Daniel Bell popularized the term through his 1973 work The Coming of Post-Industrial Society.[2] Although some note that Bell has coined the term,[3] according to other sources, before Bell, the term was also used routinely by the Latin American social philosopher Ivan Illich in his book Tools for Conviviality. It also appears occasionally in Leftist texts throughout the mid-to-late 1960s.[4]
Recently, the term has grown and changed as it became mainstream. The term is now used by admen such as Seth Godin,[5] public policy PhD's such as Keith Boeckelman,[6] and sociologists such as Neil Fligstein and Ofer Sharone.[7] Clinton even used the term to describe Chinese growth in a round-table discussion in Shanghai in 1998.[8]
A virtual cult of 'creatives' have sprung up embodying and often describing and defending the post-industrial ethos. They argue that businesses that create intangibles have taken a more prominent role in the wake of manufacturing's decline and that in some countries, the production of creative intangibles produces more exports than manufacturing alone.
Actor and artistic director of the Old Vic Theatre, Kevin Spacey, has argued the economic case for the arts in terms of providing jobs and being of greater importance in exports than manufacturing (as well as an educational role) in a guest column he wrote for The Times.[9]
Paul Romer, a professor of economics at Stanford, revolutionized the appreciation of knowledge as a valuable asset. As he says it is not just the "ingredients" (supply) that makes good food, it is the "recipe" (knowledge) that counts too. Better recipe, better food means better knowledge, more economic growth.[10]
More recently, economists at Berkeley studied the value of knowledge as a form of capital, like a factory or a truck. Speaking along the same lines of their argument, the addition or 'production' of knowledge, could become the basis of what would undoubtably be considered 'post-industrial' policies meant to deliver economic growth.[11]
In 2010, the OECD (the Organization of Economic Co-operation and Development) encouraged the governments of advanced economies to embrace policies to increase innovation and knowledge in products and services as an economical path to continued prosperity.[12]
When historians and sociologists considered the revolution which followed the agricultural society they did not call it a "post-agricultural society". "Post-industrial society" signifies only a departure, not a positive description.[13][14]
One of the word's early users Ivan Illich prefigured this criticism and invented the word conviviality or the phrase convivial society, to stand as a positive description of his version of a post-industrial society.
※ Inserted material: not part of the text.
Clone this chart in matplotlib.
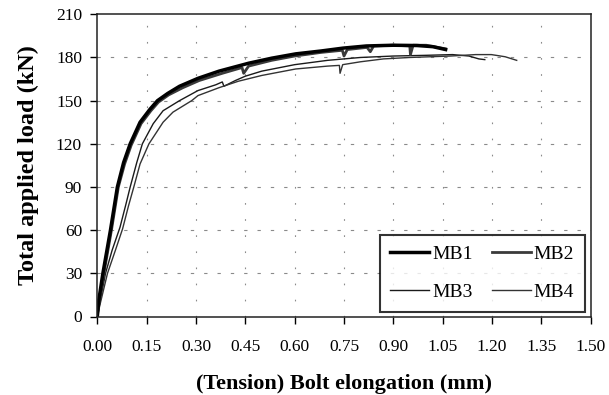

A group of geographers (such as Allen Scott and Edward Soja) argue that industry remains at the center of the whole process of capitalist accumulation, with services not only becoming increasingly industrialized and automated but also remaining highly dependent on industrial growth.
Some observers, including Soja (building on the theories of the French philosopher of urbanism Henri Lefebvre), suggest that although industry may be based outside of a 'post-industrial' nation, that nation cannot ignore its necessary sociological importance.